Be Where God Needs Me

A bilingual teacher relies on God's promises to reassure his terrified students.

“Están aquí para llevarnos ahora?”  (“Are they coming to take us away now?”)  

My second graders were terrified. 

I was a teacher in a bilingual classroom of all Spanish-speaking students in Green Bay, Wisconsin. My students, along with their families, were Mexican migrants. Almost all of them had been actively recruited by employer agents in Mexico to work in the meat-packing plants of Green Bay (hence the “Green Bay Packers”). Some had papers; others didn’t. During one period, all had heard the news of immigration and customs enforcement (ICE) raiding mega confinement cattle operations and meat-packing plants to round up workers who did not have the necessary papers. All my students and their families were anxious. 

Jesus reminds all who worry, “You are of more value than many sparrows.”

One morning at the beginning of the day our principal, who lived in deep solidarity with his students, issued a strong message. He declared, with his voice trembling, that no one would come into the school to take his students away. He rightly explained: that would be illegal. My students, sitting on the rug in my classroom listening to the principal they loved, were restless. They knew that they might not be taken, but that their parents were more vulnerable. Raids could leave them parentless.

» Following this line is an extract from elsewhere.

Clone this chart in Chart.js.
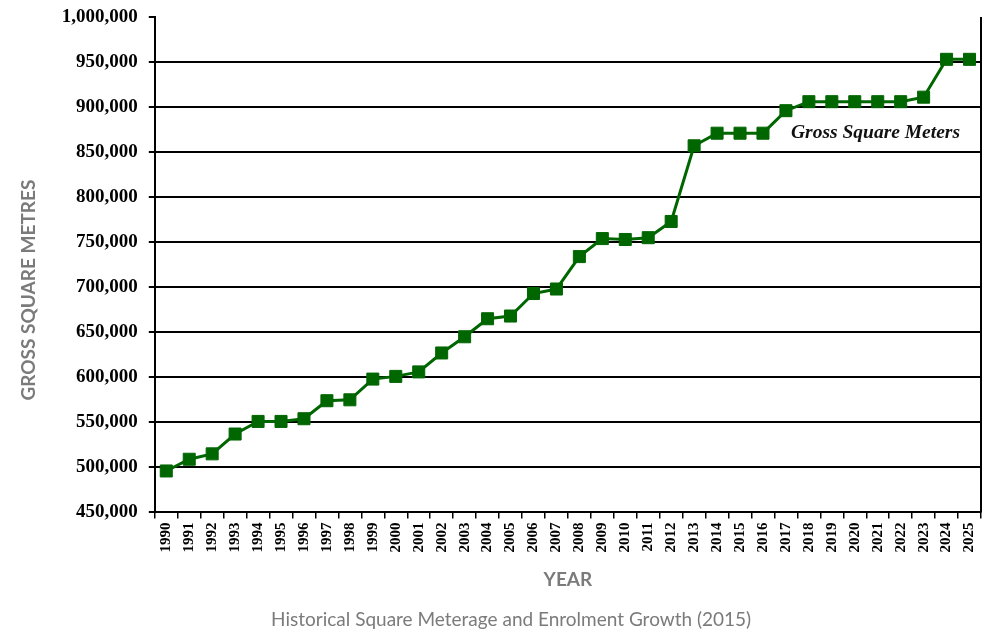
<!DOCTYPE html>
<html>
<head>
<meta charset="utf-8">
<script src="https://cdn.jsdelivr.net/npm/chart.js@4"></script>
<style>
  html, body { margin: 0; padding: 0; background: #fff; overflow: hidden; }
  #wrap { width: 986px; height: 631px; }
  canvas { display: block; }
</style>
</head>
<body>
<div id="wrap"><canvas id="mainChart" width="986" height="631"></canvas></div>
<script>
// Data
const years = [
  "1990", "1991", "1992", "1993", "1994", "1995", "1996", "1997", "1998", "1999",
  "2000", "2001", "2002", "2003", "2004", "2005", "2006", "2007", "2008", "2009",
  "2010", "2011", "2012", "2013", "2014", "2015", "2016", "2017", "2018", "2019",
  "2020", "2021", "2022", "2023", "2024", "2025"
];
const grossSquareMeters = [
  496000, 509000, 515000, 537000, 551000, 551000, 554000, 574000, 575000, 598000,
  601000, 606000, 627000, 645000, 665000, 668000, 693000, 698000, 734000, 754000,
  753000, 755000, 773000, 857000, 871000, 871000, 871000, 896000, 906000, 906000,
  906000, 906000, 906000, 911000, 953000, 953000
];
const seriesLabel = "Gross Square Meters";
const yTitle = "GROSS SQUARE METRES";
const xTitle = "YEAR";
const caption = "Historical Square Meterage and Enrolment Growth (2015)";

const green = "#006600";
const grey = "#7b7b7b";
const nb = (n) => "\u00a0".repeat(n); // nudges titles off-centre like the original

// right frame line + in-plot series label
const framePlugin = {
  id: "frame",
  afterDraw(chart) {
    const { ctx, chartArea } = chart;
    ctx.save();
    ctx.strokeStyle = "#000";
    ctx.lineWidth = 2;
    ctx.beginPath();
    ctx.moveTo(chartArea.right, chartArea.top);
    ctx.lineTo(chartArea.right, chartArea.bottom);
    ctx.stroke();

    ctx.fillStyle = "#111";
    ctx.font = "italic bold 19.5px 'Liberation Serif'";
    ctx.textAlign = "right";
    ctx.textBaseline = "middle";
    ctx.fillText(chart.data.datasets[0].label, chartArea.right - 21, chartArea.top + 116);
    ctx.restore();
  },
};

const config = {
  type: "line",
  data: {
    labels: years,
    datasets: [
      {
        label: seriesLabel,
        data: grossSquareMeters,
        borderColor: green,
        backgroundColor: green,
        borderWidth: 3,
        pointStyle: "rect",
        pointRadius: 8.5,
        pointBorderWidth: 1,
        pointBackgroundColor: green,
        pointBorderColor: green,
        tension: 0,
      },
    ],
  },
  options: {
    responsive: false,
    animation: false,
    layout: { autoPadding: false, padding: { top: 17, right: 5, left: 17, bottom: 0 } },
    plugins: {
      legend: { display: false },
      tooltip: { enabled: false },
      title: {
        display: true,
        position: "bottom",
        text: nb(5) + caption,
        color: grey,
        font: { family: "Lato", size: 19, weight: "normal" },
        padding: { top: 10, bottom: 0 },
      },
    },
    scales: {
      x: {
        offset: true,
        afterFit: (s) => {
          s.paddingRight = 0;
        },
        grid: {
          display: true,
          drawOnChartArea: false,
          offset: true,
          color: "#000",
          lineWidth: 1.5,
          tickLength: 6,
        },
        border: { color: "#000", width: 2 },
        ticks: {
          color: "#000",
          font: { family: "Liberation Serif", size: 15, weight: "bold" },
          maxRotation: 90,
          minRotation: 90,
          autoSkip: false,
          padding: 4,
        },
        title: {
          display: true,
          text: xTitle,
          color: grey,
          font: { family: "Lato", size: 19, weight: "bold" },
          padding: { top: 12, bottom: 7 },
        },
      },
      y: {
        min: 450000,
        max: 1000000,
        afterFit: (s) => {
          s.paddingTop = 0;
        },
        ticks: {
          stepSize: 50000,
          color: "#000",
          font: { family: "Liberation Serif", size: 19, weight: "bold" },
          padding: 11,
          callback: (v) => v.toLocaleString("en-US"),
        },
        grid: {
          color: (c) => (c.tick && c.tick.value === 1000000 ? "rgba(0,0,0,0)" : "#000"),
          tickColor: "#000",
          lineWidth: 2,
          tickLength: 6,
        },
        border: { color: "#000", width: 2 },
        title: {
          display: true,
          text: yTitle + nb(11),
          color: grey,
          font: { family: "Lato", size: 19, weight: "bold" },
          padding: { top: 0, bottom: 11 },
        },
      },
    },
  },
  plugins: [framePlugin],
};

let mainChart = new Chart(document.getElementById("mainChart"), config);
</script>
</body>
</html>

With the air crackling with tension, we went into our morning routine.

Hear Jesus say, “Come to me all who are weary and carrying heavy burdens.”

About an hour into the day and without a knock, two people in blue uniforms came into my classroom. Our room was just down the hall from the office, the first bilingual room visited. My children looked at me with expressions unlike I had ever seen before. It was a standoff with two large, unfamiliar men. After a long moment of terrified silence, my student Irma whispered, whimpered with resignation, “Están aquí para llevarnos ahora?” I said something in Spanish that basically communicated, “Over my dead body! They will not take you.”

Hear Jesus say, “Have no fear, little flock.”

These unwelcome guests came at precisely the wrong time, but I was in the right place. They were well-intentioned fire inspectors making routine rounds of the building, not aware of what they had walked into. I jumped up, told the kids I’d be back in a moment, left the door open as I stepped out into the hallway with the firefighters. I quietly told them this was REALLY not the right time. They were most compassionate, and immediately turned and left the building, going out the nearest door. I went back to my students, their bodies goose-bumpy and their hair glistening with sweat. The conversation that followed was not in the lesson plans. I gathered them on the rug, as a hen gathers her chicks. I told them that I loved them. I did love them. I hugged them, blessed them, and calmed them. 

My call has always been to protect the vulnerable and the fearful; sheltering those who have to ask, “Are they coming to take us away now?”

Before teaching, I had been a parish pastor for about 16 years in western Minnesota, Iowa, and for a while in Green Bay. God began to redirect me when I met a couple of neighborhood kids in Green Bay on a Good Friday. These kids had snuck into Trinity Lutheran Church and were looking for food in the church kitchen. They were hungry. I fed them.  

They showed up again two days later on Easter morning. There they were, sitting in a crowded church directly in front of the pulpit where no one else dared sit. When I saw them, especially Julia, during the procession looking at me from the front pew, my life changed … instantaneously. I went back to college (my fellow students affectionately called me “Dad”), survived algebra, received my bilingual/ESL teaching license, left my parish, and entered the bilingual classroom. 

Moses saw a burning bush; Jonah was thrown from the boat into the unknown; the disciples were told to leave their familiar nets behind. I too was re-directed and thrown off-balance, to arrive where God needed me to be.

I taught for 8½ years … ministry at its deepest and most consequential. I believe I am the only ELCA pastor ever called by a Synod Council into the “Ministry of Teaching and Learning” in a K-12 public-school setting. (A lack of specificity in the ELCA constitution allowed it. My bishop, good humored but tired of filling out paperwork every year to extend my ordained status, did the detective work.)

This condensed story touches the heart of the Gospel from so many directions. What do you see? Looking back, I can recognize the Gospel and Scripture itself as a living, integrated word in the midst of life’s surprises and complexities.

About 9 years ago, I moved once again and left my classroom behind. With disappointment, and unable to find a teaching position in Toledo, Ohio, I was led to the synod bishop’s door. Unexpectedly, I belong in parish ministry now, in ways I did not before. I am a much different pastor than I once was. More than ever, I am keenly aware of the song that continues to play in my heart: to be open to what God places in front of me.

I am so very thankful for Julia who changed my life, and Irma whose eyes turned to me for protection and comfort. I am thankful for the fire inspectors also, who revealed my hidden instinct to put everything on the line for the least among us.